Blend together some real analysis and point-set topology. Add a handful of group theory. Mix well with model theory and computability theory from mathematical logic. Spice with a dash of graph theory and other flavors. The field known as invariant descriptive set theory contains many more ingredients — both in its tools and in its objects of study — than its name suggests, and Gao’s book provides a generous helping.
This area focuses on equivalence relations that arise in a variety of mathematical contexts. Typical examples include:
- for real numbers x ≈ y iff x – y is rational;
- for subsets of the free group on two generators, A≈ B iff for some g, A = gB;
- for countable locally finite trees, T1≈ T2 iff they are graph isomorphic.
Given two equivalence relations ≈ and ≈' that occur naturally in disparate mathematical contexts, often one can “nicely” (i.e., uniformly, via a Borel function) convert questions about ≈ into questions that ≈' can answer. Invariant descriptive set theory examines and compares equivalence relations from this viewpoint, thereby in Gao’s words, “making new connections between mathematical fields.”

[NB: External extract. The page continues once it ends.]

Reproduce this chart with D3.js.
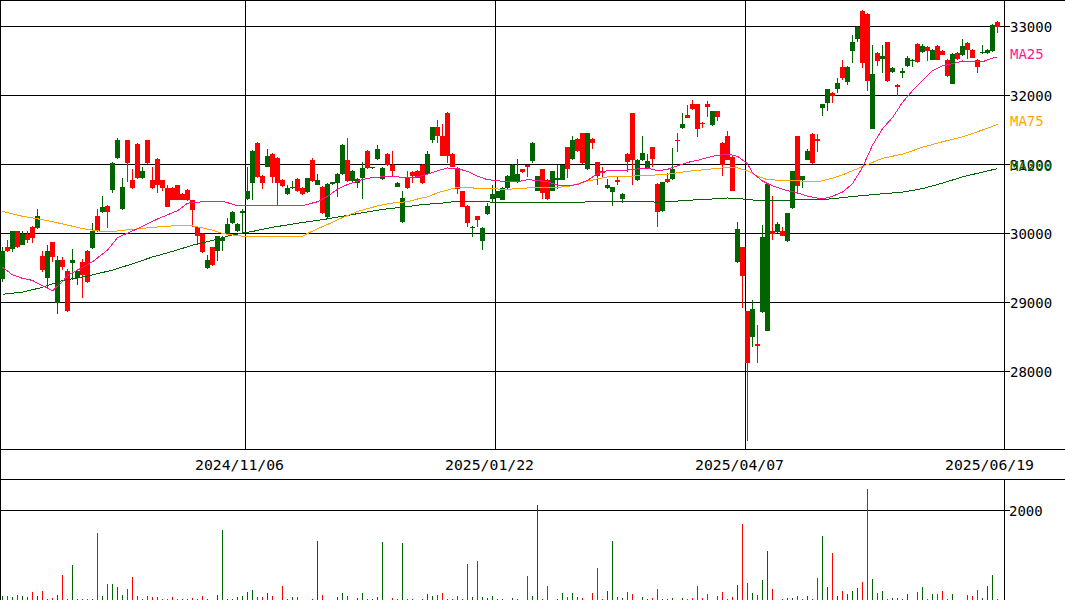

This book, which grew out of lecture notes from a short course that the author gave as a visitor at the University of Notre Dame in 2005, was written to serve as a graduate text. Accordingly, Gao supplies necessary background material, detailed proofs, and plenty of exercises. In 2000, Greg Hjorth had also taught a short course in this area while a visitor at Notre Dame. Hjorth’s lecture notes evolved into a 43-page tutorial “Countable Models and the Theory of Borel Equivalence Relations,” one quarter of the compilation The Notre Dame Lectures [1].
Working on a larger canvas, Gao gets to develop the subject in more breadth and depth, as well as in a more leisurely fashion. On the other hand, Hjorth’s relative compactness sometimes helps make the forest more easily visible for the trees. Together, the two presentations make nice companion pieces, each in its own way providing a helpful and readable introduction to a young and developing area of research.
References
[1] The Notre Dame Lectures, ed. Peter Cholak. Lecture Notes in Logic 18, Association for Symbolic Logic/A K Peters, 2005.
Leon Harkleroad did his graduate work in computability theory at Notre Dame. He is glad that mathematical logic is flourishing there even more energetically than during his student days, which is more than can be said for football.